Porém, para ROCHELEAU; WU, 2002, a diferença fundamental é que o setor público fornece "serviços públicos", não serviços para venda. O aspecto financeiro que envolve as organizações do setor privado permite, com mais facilidade, a aquisição de tecnologias de ponta, vez que o investimento proporciona uma vantagem competitiva e subsequente ganho financeiro para organização. A falta de competitividade explica o fato de o setor público apresentar atrasos nas áreas de desenvolvimento e implantação de Tecnologias de Informação em relação ao setor privado (CAUDLE; GORR; NEWCOMER, 1991 apud SETHIBE; CAMPBELL; MCDONALD, 2007, p. 836).
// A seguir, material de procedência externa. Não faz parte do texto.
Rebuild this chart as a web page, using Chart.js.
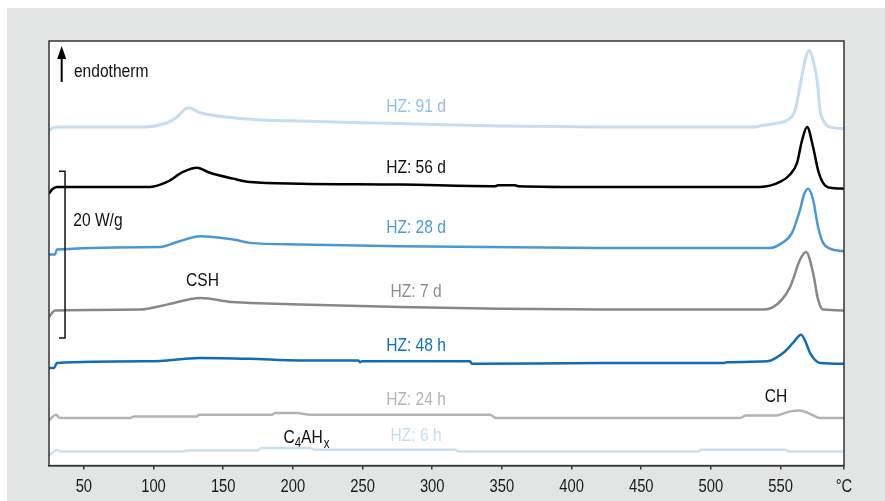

Utilizando-se dos estudos de BARRETT, 2001 (p. 12) sobre as diferenças entre organizações públicas e privadas, projeta-se que a Governança de TI em organizações do setor público sofre a influência do ambiente político – com foco em verificações –, e dos sistemas de valores, que enfatizam questões éticas e cumprimento de normas e dispositivos legais. Pode-se então afirmar que a Governança de TI nos setores público e privado seja semelhante em seus pilares básicos, mas muito diferente nos aspectos ambientais que envolvem as características das Pressões Institucionais externas e internas. De fato, as Pressões Institucionais representam importante fonte de demandas para as áreas de TI nas organizações públicas, e as pressões financeiras e de mercado, inerentes ao setor privado, são forças propulsoras de demandas ao mesmo nas empresas e firmas.
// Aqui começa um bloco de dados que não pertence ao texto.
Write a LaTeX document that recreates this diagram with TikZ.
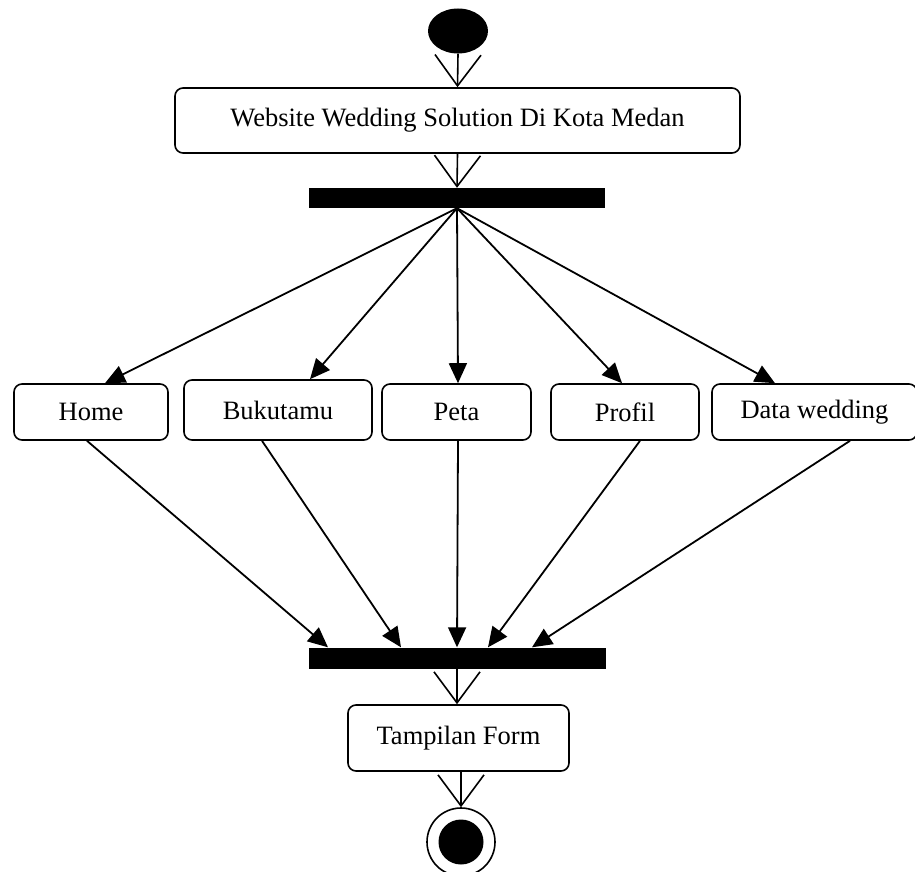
\documentclass[tikz,border=0pt]{standalone}
\usepackage{fontspec}
\setmainfont{Liberation Serif}
\usetikzlibrary{arrows.meta,shapes.geometric}
\begin{document}
\begin{tikzpicture}[x=1pt,y=-1pt,
  every node/.style={font=\fontsize{26.5}{31}\selectfont},
  action/.style={draw,rectangle,rounded corners=8pt,line width=1.6pt,inner sep=0pt},
  bar/.style={rectangle,fill=black,draw=none,inner sep=0pt},
  flow/.style={line width=1.6pt,-{Straight Barb[length=31pt,width=46pt]}},
  edge/.style={line width=1.8pt,-{Triangle[length=20pt,width=18pt]}}]
\useasboundingbox (0,0) rectangle (915,872);

% start and end states
\node[ellipse,fill=black,minimum width=60pt,minimum height=45pt,inner sep=0pt] (start) at (458,31) {};
\node[circle,draw,line width=1.6pt,minimum size=68pt,inner sep=0pt] (endo) at (461,842) {};
\node[circle,fill=black,minimum size=45pt,inner sep=0pt] (endi) at (461,842) {};

% actions
\node[action,minimum width=565pt,minimum height=65pt] (web) at (457.5,120.5) {Website Wedding Solution Di Kota Medan};
\node[action,minimum width=154pt,minimum height=56pt] (home) at (91,412) {Home};
\node[action,minimum width=188pt,minimum height=60pt] (buku) at (278,410) {Bukutamu};
\node[action,minimum width=149pt,minimum height=56pt] (peta) at (456.5,412) {Peta};
\node[action,minimum width=148pt,minimum height=56pt] (profil) at (625,412) {Profil};
\node[action,minimum width=205pt,minimum height=56pt] (data) at (814.5,412) {Data wedding};
\node[action,minimum width=221pt,minimum height=66pt] (tamp) at (458.5,738) {Tampilan Form};

% fork and join bars
\node[bar,minimum width=296pt,minimum height=20pt] (fork) at (457,198) {};
\node[bar,minimum width=297pt,minimum height=21pt] (join) at (457,658) {};

% control flow
\draw[flow] (start.south) -- (web.north);
\draw[flow] (web.south) -- (fork.north);
\draw[edge] (fork.south) -- ([xshift=14pt]home.north);
\draw[edge] (fork.south) -- ([xshift=32pt]buku.north);
\draw[edge] (fork.south) -- ([xshift=1.5pt]peta.north);
\draw[edge] (fork.south) -- ([xshift=-3pt]profil.north);
\draw[edge] (fork.south) -- ([xshift=-39.5pt]data.north);
\draw[edge] ([xshift=-4pt]home.south) -- ([xshift=-129pt]join.north);
\draw[edge] ([xshift=-16pt]buku.south) -- ([xshift=-56pt]join.north);
\draw[edge] ([xshift=1.5pt]peta.south) -- ([xshift=0pt]join.north);
\draw[edge] ([xshift=15pt]profil.south) -- ([xshift=31pt]join.north);
\draw[edge] ([xshift=35.5pt]data.south) -- ([xshift=75pt]join.north);
\draw[flow] (join.south) -- (join.south |- tamp.north);
\draw[flow] (tamp.south -| endo.north) -- (endo.north);
\end{tikzpicture}
\end{document}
Assim, depreende-se que a divergência maior entre esse setor público e privado se encontra na forma como os agentes responsáveis pela governança reagem a essas pressões. No setor privado, o foco está na reversão do resultado financeiro, na busca pela remuneração do capital investido, para sobrevivência da empresa. No setor público, busca-se a salvaguarda das decisões e legitimidade das ações, a sobrevivência da organização depende do cumprimento de cerimoniais, ritos legais e mitos culturais, dado que inexistem indicadores financeiros de resultado.